= Rhea G. Sikes =

American television producer and educator (1922–2019)

Rhea Gaynelle Sikes (June 14, 1922 – November 5, 2019) was an American television producer and educator. She worked for networks including PBS and local television stations WQED and WNET.

== Early life and education ==
Rhea Sikes was born and raised in Greensboro, North Carolina. She attended Greensboro High School and went to University of North Carolina Women’s College. During her undergraduate studies, Sikes’ artwork was displayed several times, including works with media lithographs and oils. There she earned her bachelor’s degree in Art and minored in Drama. She earned her Master’s of Arts in Television in 1954 from Syracuse University. With this educational experience, she had a strong background in script-writing, producing, and directing.

== Career ==
Sikes started her television career working for WFMY-TV in Greensboro, NC. She also traveled the United States to present educational programs for the Good Teeth Council.

In July 1955, Sikes began her career at WQED in Pittsburgh, Pennsylvania, as producer of Television Teaching Demonstration. She then transitioned to the position of director of educational services. Sikes produced programming for the first telecast classrooms to elementary schools for the Metropolitan School Service in 1955. She helped sustain WQED's instructional television service for almost twenty years, helping to plan and encourage the use of instructional television in Pennsylvania and in the wider Eastern Educational Network.

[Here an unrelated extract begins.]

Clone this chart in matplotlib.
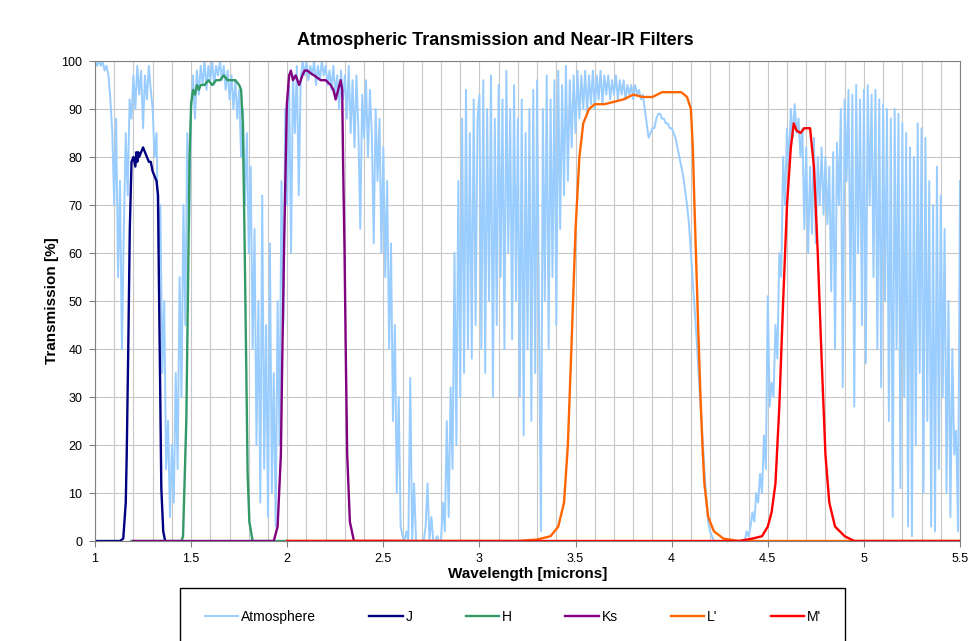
import numpy as np
import matplotlib.pyplot as plt
from matplotlib.patches import Rectangle
from matplotlib.ticker import MultipleLocator

# atmospheric transmission [%], one value every 0.01 micron from 1.00 to 5.50
atm_trans = [
    100, 99, 100, 99, 100, 98, 99, 97, 92, 85,     # 1.0
    70, 88, 55, 75, 40, 65, 85, 72, 92, 88,        # 1.1
    97, 90, 99, 93, 98, 86, 97, 92, 99, 94,        # 1.2
    90, 80, 85, 60, 70, 35, 50, 15, 25, 5,         # 1.3
    20, 8, 35, 15, 55, 30, 70, 45, 85, 65,         # 1.4
    90, 97, 88, 98, 93, 99, 95, 100, 94, 99,       # 1.5
    96, 100, 95, 99, 97, 100, 96, 99, 94, 98,      # 1.6
    92, 97, 90, 96, 88, 94, 80, 90, 70, 85,        # 1.7
    60, 78, 40, 65, 20, 50, 8, 72, 15, 45,         # 1.8
    5, 62, 10, 35, 3, 50, 20, 75, 45, 90,          # 1.9
    70, 95, 60, 97, 85, 99, 72, 96, 100, 97,       # 2.0
    100, 96, 99, 97, 100, 95, 99, 96, 100, 97,     # 2.1
    99, 95, 98, 94, 99, 93, 97, 90, 98, 92,        # 2.2
    97, 88, 99, 85, 96, 82, 97, 86, 65, 93,        # 2.3
    84, 96, 80, 94, 85, 62, 90, 75, 88, 60,        # 2.4
    82, 55, 75, 40, 62, 25, 45, 10, 30, 3,         # 2.5
    1, 0, 2, 0, 34, 0, 12, 0, 0, 0,                # 2.6
    0, 0, 3, 12, 0, 5, 0, 0, 1, 0,                 # 2.7
    0, 8, 2, 25, 5, 32, 15, 60, 20, 75,            # 2.8
    30, 88, 35, 94, 40, 85, 38, 92, 45, 88,        # 2.9
    93, 40, 96, 35, 90, 50, 97, 30, 88, 45,        # 3.0
    95, 55, 92, 40, 98, 60, 90, 42, 95, 50,        # 3.1
    88, 30, 92, 22, 85, 40, 90, 25, 94, 35,        # 3.2
    96, 45, 2, 90, 50, 97, 40, 92, 55, 96,         # 3.3
    45, 98, 65, 95, 72, 99, 75, 96, 82, 97,        # 3.4
    85, 98, 88, 97, 90, 98, 89, 97, 91, 98,        # 3.5
    90, 97, 92, 98, 91, 97, 93, 97, 92, 96,        # 3.6
    93, 97, 92, 96, 93, 96, 92, 95, 93, 95,        # 3.7
    92, 95, 93, 94, 92, 93, 90, 87, 84, 85,        # 3.8
    86, 86, 88, 89, 89, 88, 88, 87, 87, 86,        # 3.9
    86, 85, 84, 82, 80, 78, 76, 73, 70, 66,        # 4.0
    60, 54, 48, 42, 35, 28, 22, 15, 9, 4,          # 4.1
    2, 1, 0, 0, 0, 0, 0, 0, 0, 0,                  # 4.2
    0, 0, 0, 0, 0, 0, 0, 0, 0, 2,                  # 4.3
    1, 3, 6, 4, 10, 8, 14, 10, 22, 15,             # 4.4
    51, 28, 33, 30, 45, 38, 60, 55, 80, 70,        # 4.5
    86, 78, 90, 84, 91, 85, 88, 80, 86, 65,        # 4.6
    82, 60, 78, 64, 84, 62, 80, 70, 82, 68,        # 4.7
    80, 66, 78, 52, 81, 40, 83, 70, 90, 32,        # 4.8
    92, 75, 94, 50, 93, 28, 95, 60, 92, 45,        # 4.9
    94, 37, 95, 70, 93, 55, 94, 40, 92, 32,        # 5.0
    91, 50, 90, 25, 88, 5, 90, 40, 89, 11,         # 5.1
    87, 30, 85, 3, 82, 1, 80, 20, 87, 35,          # 5.2
    86, 10, 84, 25, 75, 3, 70, 2, 78, 15,          # 5.3
    72, 30, 65, 10, 50, 5, 40, 18, 23, 2,          # 5.4
    75,                                            # 5.5
]

# filter curves: wavelength [microns] and transmission [%]
j_wl = [1.00, 1.13, 1.147, 1.16, 1.165, 1.173, 1.181, 1.19, 1.20, 1.21, 1.215, 1.22,
        1.225, 1.23, 1.24, 1.25, 1.26, 1.27, 1.28, 1.29, 1.30, 1.31, 1.32, 1.328,
        1.332, 1.339, 1.345, 1.355, 1.365]
j_tr = [0, 0, 0.5, 8, 18, 40, 65, 79, 80, 78, 81, 79, 81, 80, 81, 82, 81, 80, 79, 79,
        77, 76, 75, 72, 56, 32, 11, 2, 0]

h_wl = [1.19, 1.45, 1.458, 1.475, 1.484, 1.492, 1.50, 1.51, 1.52, 1.53, 1.54, 1.55,
        1.57, 1.59, 1.61, 1.63, 1.65, 1.67, 1.69, 1.71, 1.73, 1.75, 1.76, 1.769, 1.777,
        1.786, 1.794, 1.803, 1.82, 2.00]
h_tr = [0, 0, 1, 25, 53, 80, 91, 94, 93, 95, 94, 95, 95, 96, 95, 96, 96, 97, 96, 96,
        96, 95, 94, 87, 66, 39, 14, 4, 0, 0]

ks_wl = [1.20, 1.93, 1.95, 1.967, 1.975, 1.984, 1.998, 2.00, 2.01, 2.019, 2.03, 2.044,
         2.062, 2.079, 2.09, 2.105, 2.12, 2.14, 2.174, 2.20, 2.226, 2.24, 2.252, 2.265,
         2.278, 2.286, 2.291, 2.298, 2.305, 2.312, 2.326, 2.347, 2.60]
ks_tr = [0, 0, 3, 18, 40, 62, 91, 92, 97, 98, 96, 97, 95, 97, 98, 98, 97.5, 97, 96, 96,
         95, 94, 92, 94, 96, 94, 78, 61, 38, 18, 4, 0, 0]

lp_wl = [2.00, 3.20, 3.30, 3.37, 3.41, 3.44, 3.46, 3.48, 3.50, 3.52, 3.54, 3.57, 3.60,
         3.65, 3.70, 3.75, 3.80, 3.85, 3.90, 3.95, 4.00, 4.05, 4.08, 4.10, 4.11, 4.12,
         4.13, 4.14, 4.15, 4.16, 4.17, 4.19, 4.22, 4.27, 4.35, 5.50]
lp_tr = [0, 0, 0.3, 1, 3, 8, 20, 42, 65, 80, 87, 90, 91, 91, 91.5, 92, 93, 92.5, 92.5,
         93.5, 93.5, 93.5, 92.5, 90, 82, 68, 55, 42, 30, 20, 12, 5, 2, 0.5, 0, 0]

mp_wl = [2.00, 4.35, 4.42, 4.47, 4.50, 4.52, 4.54, 4.56, 4.58, 4.60, 4.62, 4.635, 4.65,
         4.67, 4.69, 4.72, 4.74, 4.76, 4.78, 4.80, 4.82, 4.85, 4.90, 4.95, 5.50]
mp_tr = [0, 0, 0.5, 1, 3, 6, 12, 28, 50, 70, 82, 87, 85.5, 85, 86, 86, 78, 60, 38, 18,
         8, 3, 1, 0, 0]


def main():
    plt.rcParams['font.family'] = ['Liberation Sans', 'DejaVu Sans']

    fig = plt.figure(figsize=(9.69, 6.41), dpi=100)
    ax = fig.add_axes([95 / 969, 100 / 641, 865 / 969, 480 / 641])

    atm_wl = np.linspace(1.0, 5.5, len(atm_trans))
    ax.plot(atm_wl, atm_trans, color='#99ccff', lw=1.4, label='Atmosphere')
    ax.plot(j_wl, j_tr, color='#000080', lw=1.7, label='J')
    ax.plot(h_wl, h_tr, color='#339966', lw=1.7, label='H')
    ax.plot(ks_wl, ks_tr, color='#800080', lw=1.7, label='Ks')
    ax.plot(lp_wl, lp_tr, color='#ff6600', lw=1.7, label="L'")
    ax.plot(mp_wl, mp_tr, color='#ff0000', lw=1.7, label="M'")

    ax.set_xlim(1, 5.5)
    ax.set_ylim(0, 100)
    ax.xaxis.set_major_locator(MultipleLocator(0.5))
    ax.xaxis.set_minor_locator(MultipleLocator(0.1))
    ax.yaxis.set_major_locator(MultipleLocator(10))
    ax.xaxis.set_major_formatter(lambda v, pos: f'{v:g}')
    ax.grid(which='both', axis='x', color='#c8c8c8', lw=0.8)
    ax.grid(which='major', axis='y', color='#c8c8c8', lw=0.8)
    ax.set_axisbelow(True)
    ax.tick_params(which='minor', length=0)
    ax.tick_params(which='major', direction='out', length=4, width=0.8,
                   labelsize=9, color='#808080', pad=5)
    for s in ax.spines.values():
        s.set_color('#808080')
        s.set_linewidth(0.8)

    fig.text(0.511, 0.937, 'Atmospheric Transmission and Near-IR Filters',
             ha='center', va='center', fontsize=13, fontweight='bold')
    ax.set_xlabel('Wavelength [microns]', fontsize=11, fontweight='bold', labelpad=1)
    ax.set_ylabel('Transmission [%]', fontsize=11, fontweight='bold', labelpad=2)

    fig.patches.append(Rectangle((180 / 969, -0.05), 665 / 969, 53 / 641 + 0.05,
                                 transform=fig.transFigure, fill=False,
                                 edgecolor='black', lw=1))
    fig.legend(loc='center', bbox_to_anchor=(513 / 969, 24 / 641), ncol=6,
               frameon=False, fontsize=10, handlelength=2.4, handletextpad=0.2,
               columnspacing=3.85)

    fig.savefig('out.png', dpi=100)


if __name__ == '__main__':
    main()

In 1970, Sikes produced the television series “The Turned on Crisis” at WQED about the issues of drug abuse in the Pittsburgh area; the series won the 1970 Community Service Award competition. In 1971, Sikes was the director of educational activities at WQED. During her time working at WQED, Sikes served many positions, including assistant program manager, producer, director of school services, and executive producer for educational programming.

In 1973, began working at the Public Broadcasting Service (PBS) and became the first coordinator of educational services at WNET. In this position, Sikes reviewed, evaluated, and coordinated informational and educational programming presented to general and classroom audiences. In 1978, Sikes left her job at PBS to become an independent consultant. She consulted for other television stations, school systems, and the Corporation for Public Broadcasting.

Sikes was honored with the George Peabody Award for television education (1971), the Corporation for Public Broadcasting Community Service Award (1971), and a citation for contributions to the advancement of education from the Pennsylvania Department of Education (1974). Sikes was a member of the organization American Women in Radio and Television.

Sikes died on November 5, 2019.

== List of works ==

- Robertson, James; Sikes, Rhea G. (1978). KRMA: its present status, its future potential : a study for the Denver Public Schools. Denver, CO: Robertson Associates, Inc. OCLC 842289606.